- SUPPLIED DATA

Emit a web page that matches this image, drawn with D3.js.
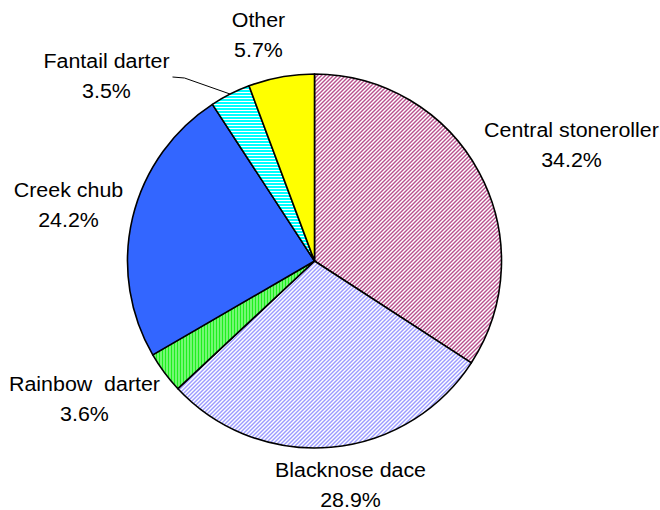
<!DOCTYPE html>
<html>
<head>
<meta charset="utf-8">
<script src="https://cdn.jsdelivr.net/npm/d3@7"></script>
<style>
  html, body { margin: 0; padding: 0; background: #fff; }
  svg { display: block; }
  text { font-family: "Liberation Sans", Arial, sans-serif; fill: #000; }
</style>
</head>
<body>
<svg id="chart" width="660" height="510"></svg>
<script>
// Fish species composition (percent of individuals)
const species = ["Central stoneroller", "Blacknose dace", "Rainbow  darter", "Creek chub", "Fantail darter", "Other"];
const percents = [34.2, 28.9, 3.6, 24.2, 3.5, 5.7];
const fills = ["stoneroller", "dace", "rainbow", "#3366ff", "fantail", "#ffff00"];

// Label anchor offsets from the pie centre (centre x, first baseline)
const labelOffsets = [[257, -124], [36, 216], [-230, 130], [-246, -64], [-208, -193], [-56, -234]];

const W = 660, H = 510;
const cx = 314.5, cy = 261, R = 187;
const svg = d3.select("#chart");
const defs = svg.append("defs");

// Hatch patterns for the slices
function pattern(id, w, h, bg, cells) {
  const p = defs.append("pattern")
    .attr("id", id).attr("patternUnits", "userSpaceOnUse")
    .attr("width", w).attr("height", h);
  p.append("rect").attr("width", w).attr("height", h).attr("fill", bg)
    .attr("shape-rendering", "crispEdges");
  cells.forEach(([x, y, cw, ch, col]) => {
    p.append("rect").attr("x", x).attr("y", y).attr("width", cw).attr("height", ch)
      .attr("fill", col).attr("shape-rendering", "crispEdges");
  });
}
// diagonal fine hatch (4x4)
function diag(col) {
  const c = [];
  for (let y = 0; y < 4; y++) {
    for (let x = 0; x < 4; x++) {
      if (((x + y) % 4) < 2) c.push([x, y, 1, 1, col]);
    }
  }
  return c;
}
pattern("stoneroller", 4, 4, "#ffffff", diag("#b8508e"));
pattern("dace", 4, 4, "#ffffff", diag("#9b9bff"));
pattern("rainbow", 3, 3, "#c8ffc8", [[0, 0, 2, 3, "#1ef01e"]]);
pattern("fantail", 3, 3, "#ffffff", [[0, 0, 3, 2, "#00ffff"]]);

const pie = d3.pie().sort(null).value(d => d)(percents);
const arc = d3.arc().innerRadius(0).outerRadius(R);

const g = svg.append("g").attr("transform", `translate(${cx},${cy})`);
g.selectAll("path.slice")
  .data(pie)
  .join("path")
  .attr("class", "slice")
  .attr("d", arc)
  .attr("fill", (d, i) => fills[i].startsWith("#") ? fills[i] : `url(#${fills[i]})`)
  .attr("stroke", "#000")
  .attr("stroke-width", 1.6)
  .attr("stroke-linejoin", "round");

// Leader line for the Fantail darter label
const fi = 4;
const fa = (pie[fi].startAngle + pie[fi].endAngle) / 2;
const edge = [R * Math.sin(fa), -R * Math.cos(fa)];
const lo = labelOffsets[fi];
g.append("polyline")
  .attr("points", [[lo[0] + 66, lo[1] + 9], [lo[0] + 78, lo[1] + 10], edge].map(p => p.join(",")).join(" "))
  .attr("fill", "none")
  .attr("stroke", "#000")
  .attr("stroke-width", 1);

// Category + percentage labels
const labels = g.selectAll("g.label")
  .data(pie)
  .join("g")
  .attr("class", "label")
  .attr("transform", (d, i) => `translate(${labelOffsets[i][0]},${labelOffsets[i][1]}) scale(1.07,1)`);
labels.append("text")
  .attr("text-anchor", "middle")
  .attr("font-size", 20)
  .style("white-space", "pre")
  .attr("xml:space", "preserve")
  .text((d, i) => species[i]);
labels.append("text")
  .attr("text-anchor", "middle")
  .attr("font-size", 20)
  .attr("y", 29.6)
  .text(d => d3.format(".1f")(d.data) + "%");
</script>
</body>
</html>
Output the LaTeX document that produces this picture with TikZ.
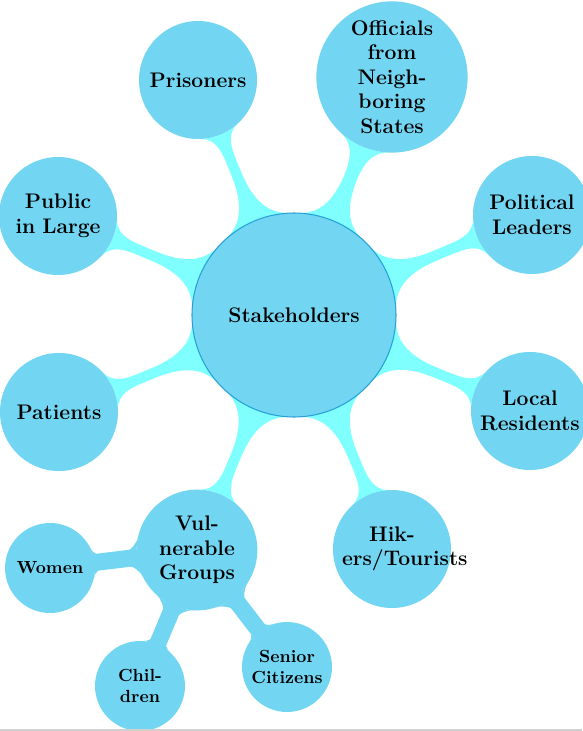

- WHAT IS EXPECTED
Quote the entries in full. Any image among them is to be omitted from the copy.

- ANSWER FOR THE TASK
Emit a web page that matches this image, drawn with D3.js.
<!DOCTYPE html>
<html>
<head>
<meta charset="utf-8">
<script src="https://cdn.jsdelivr.net/npm/d3@7"></script>
<style>
  html, body { margin: 0; padding: 0; background: #fff; }
  svg { display: block; }
  text { font-family: "Liberation Sans", Arial, sans-serif; fill: #000; }
</style>
</head>
<body>
<svg id="chart" width="660" height="510"></svg>
<script>
// Fish species composition (percent of individuals)
const species = ["Central stoneroller", "Blacknose dace", "Rainbow  darter", "Creek chub", "Fantail darter", "Other"];
const percents = [34.2, 28.9, 3.6, 24.2, 3.5, 5.7];
const fills = ["stoneroller", "dace", "rainbow", "#3366ff", "fantail", "#ffff00"];

// Label anchor offsets from the pie centre (centre x, first baseline)
const labelOffsets = [[257, -124], [36, 216], [-230, 130], [-246, -64], [-208, -193], [-56, -234]];

const W = 660, H = 510;
const cx = 314.5, cy = 261, R = 187;
const svg = d3.select("#chart");
const defs = svg.append("defs");

// Hatch patterns for the slices
function pattern(id, w, h, bg, cells) {
  const p = defs.append("pattern")
    .attr("id", id).attr("patternUnits", "userSpaceOnUse")
    .attr("width", w).attr("height", h);
  p.append("rect").attr("width", w).attr("height", h).attr("fill", bg)
    .attr("shape-rendering", "crispEdges");
  cells.forEach(([x, y, cw, ch, col]) => {
    p.append("rect").attr("x", x).attr("y", y).attr("width", cw).attr("height", ch)
      .attr("fill", col).attr("shape-rendering", "crispEdges");
  });
}
// diagonal fine hatch (4x4)
function diag(col) {
  const c = [];
  for (let y = 0; y < 4; y++) {
    for (let x = 0; x < 4; x++) {
      if (((x + y) % 4) < 2) c.push([x, y, 1, 1, col]);
    }
  }
  return c;
}
pattern("stoneroller", 4, 4, "#ffffff", diag("#b8508e"));
pattern("dace", 4, 4, "#ffffff", diag("#9b9bff"));
pattern("rainbow", 3, 3, "#c8ffc8", [[0, 0, 2, 3, "#1ef01e"]]);
pattern("fantail", 3, 3, "#ffffff", [[0, 0, 3, 2, "#00ffff"]]);

const pie = d3.pie().sort(null).value(d => d)(percents);
const arc = d3.arc().innerRadius(0).outerRadius(R);

const g = svg.append("g").attr("transform", `translate(${cx},${cy})`);
g.selectAll("path.slice")
  .data(pie)
  .join("path")
  .attr("class", "slice")
  .attr("d", arc)
  .attr("fill", (d, i) => fills[i].startsWith("#") ? fills[i] : `url(#${fills[i]})`)
  .attr("stroke", "#000")
  .attr("stroke-width", 1.6)
  .attr("stroke-linejoin", "round");

// Leader line for the Fantail darter label
const fi = 4;
const fa = (pie[fi].startAngle + pie[fi].endAngle) / 2;
const edge = [R * Math.sin(fa), -R * Math.cos(fa)];
const lo = labelOffsets[fi];
g.append("polyline")
  .attr("points", [[lo[0] + 66, lo[1] + 9], [lo[0] + 78, lo[1] + 10], edge].map(p => p.join(",")).join(" "))
  .attr("fill", "none")
  .attr("stroke", "#000")
  .attr("stroke-width", 1);

// Category + percentage labels
const labels = g.selectAll("g.label")
  .data(pie)
  .join("g")
  .attr("class", "label")
  .attr("transform", (d, i) => `translate(${labelOffsets[i][0]},${labelOffsets[i][1]}) scale(1.07,1)`);
labels.append("text")
  .attr("text-anchor", "middle")
  .attr("font-size", 20)
  .style("white-space", "pre")
  .attr("xml:space", "preserve")
  .text((d, i) => species[i]);
labels.append("text")
  .attr("text-anchor", "middle")
  .attr("font-size", 20)
  .attr("y", 29.6)
  .text(d => d3.format(".1f")(d.data) + "%");
</script>
</body>
</html>
Output the LaTeX document that produces this picture with TikZ.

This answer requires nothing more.